▸ Data shown
══════════════════════════════

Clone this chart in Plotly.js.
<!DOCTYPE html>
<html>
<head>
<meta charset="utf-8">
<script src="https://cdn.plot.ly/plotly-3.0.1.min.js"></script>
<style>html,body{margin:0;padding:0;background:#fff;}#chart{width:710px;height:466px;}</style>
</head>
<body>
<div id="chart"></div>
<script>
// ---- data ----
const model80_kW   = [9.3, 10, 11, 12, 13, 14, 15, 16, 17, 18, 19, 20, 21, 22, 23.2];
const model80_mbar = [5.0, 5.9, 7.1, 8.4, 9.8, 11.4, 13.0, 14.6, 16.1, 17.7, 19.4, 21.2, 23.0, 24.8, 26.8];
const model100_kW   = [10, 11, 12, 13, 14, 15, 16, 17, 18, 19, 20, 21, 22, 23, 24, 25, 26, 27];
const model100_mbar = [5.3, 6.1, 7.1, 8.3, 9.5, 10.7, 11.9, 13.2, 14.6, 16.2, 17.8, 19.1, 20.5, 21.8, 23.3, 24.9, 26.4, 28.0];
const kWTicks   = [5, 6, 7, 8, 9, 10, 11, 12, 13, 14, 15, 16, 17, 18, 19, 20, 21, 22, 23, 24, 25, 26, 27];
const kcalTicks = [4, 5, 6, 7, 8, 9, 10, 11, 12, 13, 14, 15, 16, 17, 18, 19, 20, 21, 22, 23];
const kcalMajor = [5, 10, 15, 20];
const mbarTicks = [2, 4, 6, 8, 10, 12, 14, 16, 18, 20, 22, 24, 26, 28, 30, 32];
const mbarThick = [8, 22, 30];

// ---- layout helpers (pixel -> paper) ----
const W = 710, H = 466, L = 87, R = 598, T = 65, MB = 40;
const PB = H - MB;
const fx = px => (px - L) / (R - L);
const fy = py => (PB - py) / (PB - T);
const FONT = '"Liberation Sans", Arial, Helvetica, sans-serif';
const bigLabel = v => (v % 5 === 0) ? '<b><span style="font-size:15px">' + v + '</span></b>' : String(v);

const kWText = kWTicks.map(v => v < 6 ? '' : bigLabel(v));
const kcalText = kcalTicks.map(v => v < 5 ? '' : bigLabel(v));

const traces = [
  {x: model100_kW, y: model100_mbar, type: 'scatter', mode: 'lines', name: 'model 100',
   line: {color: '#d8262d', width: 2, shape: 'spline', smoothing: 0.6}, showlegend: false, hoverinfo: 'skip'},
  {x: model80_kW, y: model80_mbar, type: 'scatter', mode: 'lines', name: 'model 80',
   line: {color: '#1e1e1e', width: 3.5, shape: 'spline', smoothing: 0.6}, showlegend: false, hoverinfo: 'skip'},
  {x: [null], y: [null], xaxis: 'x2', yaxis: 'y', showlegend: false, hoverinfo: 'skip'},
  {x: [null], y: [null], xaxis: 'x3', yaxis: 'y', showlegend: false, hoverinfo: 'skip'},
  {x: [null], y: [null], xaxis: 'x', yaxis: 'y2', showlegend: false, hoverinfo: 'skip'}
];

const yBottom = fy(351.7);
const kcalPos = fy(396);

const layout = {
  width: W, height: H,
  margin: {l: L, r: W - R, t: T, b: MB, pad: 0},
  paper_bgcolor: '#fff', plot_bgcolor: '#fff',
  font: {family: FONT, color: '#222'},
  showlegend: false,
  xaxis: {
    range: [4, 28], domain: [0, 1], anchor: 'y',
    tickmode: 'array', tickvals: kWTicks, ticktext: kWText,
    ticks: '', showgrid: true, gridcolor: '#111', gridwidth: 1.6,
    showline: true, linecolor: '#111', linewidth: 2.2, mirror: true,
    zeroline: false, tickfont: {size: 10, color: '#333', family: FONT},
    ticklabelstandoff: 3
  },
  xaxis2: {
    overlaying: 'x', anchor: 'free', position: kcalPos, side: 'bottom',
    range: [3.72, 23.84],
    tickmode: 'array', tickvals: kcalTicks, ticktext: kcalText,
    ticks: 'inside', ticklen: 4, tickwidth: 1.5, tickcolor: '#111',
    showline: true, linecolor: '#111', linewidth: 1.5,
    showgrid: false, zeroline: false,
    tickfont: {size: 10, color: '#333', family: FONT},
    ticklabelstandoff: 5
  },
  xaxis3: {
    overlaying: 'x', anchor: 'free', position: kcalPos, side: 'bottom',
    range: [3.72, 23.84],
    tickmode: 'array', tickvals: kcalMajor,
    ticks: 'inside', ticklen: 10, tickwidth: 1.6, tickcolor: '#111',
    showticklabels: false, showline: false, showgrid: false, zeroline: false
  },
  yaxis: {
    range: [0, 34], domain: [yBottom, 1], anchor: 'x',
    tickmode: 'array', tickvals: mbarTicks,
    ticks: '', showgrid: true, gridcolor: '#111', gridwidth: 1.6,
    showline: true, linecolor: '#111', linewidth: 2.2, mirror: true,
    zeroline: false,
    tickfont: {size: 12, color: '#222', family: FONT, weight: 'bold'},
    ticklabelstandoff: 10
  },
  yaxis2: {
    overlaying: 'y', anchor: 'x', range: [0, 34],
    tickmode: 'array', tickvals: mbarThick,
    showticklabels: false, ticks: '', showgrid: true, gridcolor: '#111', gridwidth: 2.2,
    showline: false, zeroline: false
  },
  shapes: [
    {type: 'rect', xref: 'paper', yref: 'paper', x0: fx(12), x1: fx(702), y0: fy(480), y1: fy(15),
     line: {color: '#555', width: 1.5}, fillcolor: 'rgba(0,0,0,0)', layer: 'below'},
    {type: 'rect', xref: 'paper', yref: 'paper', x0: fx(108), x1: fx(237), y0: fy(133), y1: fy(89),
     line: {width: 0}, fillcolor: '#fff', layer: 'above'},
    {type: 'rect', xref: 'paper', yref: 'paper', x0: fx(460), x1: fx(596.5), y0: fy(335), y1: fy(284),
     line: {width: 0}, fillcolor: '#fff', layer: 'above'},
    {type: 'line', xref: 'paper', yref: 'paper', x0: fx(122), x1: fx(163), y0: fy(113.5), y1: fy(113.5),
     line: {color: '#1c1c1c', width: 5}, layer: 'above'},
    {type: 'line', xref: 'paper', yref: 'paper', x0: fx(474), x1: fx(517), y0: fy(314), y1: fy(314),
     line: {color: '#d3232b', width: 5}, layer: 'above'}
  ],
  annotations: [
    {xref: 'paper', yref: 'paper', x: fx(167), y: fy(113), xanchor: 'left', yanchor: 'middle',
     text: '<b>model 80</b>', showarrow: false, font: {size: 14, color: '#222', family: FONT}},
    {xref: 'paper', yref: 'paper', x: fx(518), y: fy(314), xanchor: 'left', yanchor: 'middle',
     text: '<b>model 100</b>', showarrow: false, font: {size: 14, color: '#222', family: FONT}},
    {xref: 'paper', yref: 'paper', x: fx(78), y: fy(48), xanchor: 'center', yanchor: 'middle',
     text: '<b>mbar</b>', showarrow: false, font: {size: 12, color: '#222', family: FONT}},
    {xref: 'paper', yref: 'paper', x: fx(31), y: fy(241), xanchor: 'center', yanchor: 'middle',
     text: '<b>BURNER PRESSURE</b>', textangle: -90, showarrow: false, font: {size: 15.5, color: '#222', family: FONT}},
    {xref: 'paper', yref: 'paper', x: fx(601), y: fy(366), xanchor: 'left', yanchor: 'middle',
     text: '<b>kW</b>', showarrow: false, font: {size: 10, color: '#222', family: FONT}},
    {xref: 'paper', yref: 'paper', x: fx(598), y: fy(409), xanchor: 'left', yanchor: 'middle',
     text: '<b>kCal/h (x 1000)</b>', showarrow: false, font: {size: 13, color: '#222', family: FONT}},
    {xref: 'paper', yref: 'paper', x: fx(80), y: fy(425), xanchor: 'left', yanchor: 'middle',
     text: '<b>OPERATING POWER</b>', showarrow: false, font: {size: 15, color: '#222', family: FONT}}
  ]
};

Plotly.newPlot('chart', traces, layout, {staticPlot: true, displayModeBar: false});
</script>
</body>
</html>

══════════════════════════════

▸ Given exercise
Print the material above verbatim, first line through the line containing "const mbarThick = [8, 22, 30];", both included.

▸ Response to this task
Clone this chart in Plotly.js.
<!DOCTYPE html>
<html>
<head>
<meta charset="utf-8">
<script src="https://cdn.plot.ly/plotly-3.0.1.min.js"></script>
<style>html,body{margin:0;padding:0;background:#fff;}#chart{width:710px;height:466px;}</style>
</head>
<body>
<div id="chart"></div>
<script>
// ---- data ----
const model80_kW   = [9.3, 10, 11, 12, 13, 14, 15, 16, 17, 18, 19, 20, 21, 22, 23.2];
const model80_mbar = [5.0, 5.9, 7.1, 8.4, 9.8, 11.4, 13.0, 14.6, 16.1, 17.7, 19.4, 21.2, 23.0, 24.8, 26.8];
const model100_kW   = [10, 11, 12, 13, 14, 15, 16, 17, 18, 19, 20, 21, 22, 23, 24, 25, 26, 27];
const model100_mbar = [5.3, 6.1, 7.1, 8.3, 9.5, 10.7, 11.9, 13.2, 14.6, 16.2, 17.8, 19.1, 20.5, 21.8, 23.3, 24.9, 26.4, 28.0];
const kWTicks   = [5, 6, 7, 8, 9, 10, 11, 12, 13, 14, 15, 16, 17, 18, 19, 20, 21, 22, 23, 24, 25, 26, 27];
const kcalTicks = [4, 5, 6, 7, 8, 9, 10, 11, 12, 13, 14, 15, 16, 17, 18, 19, 20, 21, 22, 23];
const kcalMajor = [5, 10, 15, 20];
const mbarTicks = [2, 4, 6, 8, 10, 12, 14, 16, 18, 20, 22, 24, 26, 28, 30, 32];
const mbarThick = [8, 22, 30];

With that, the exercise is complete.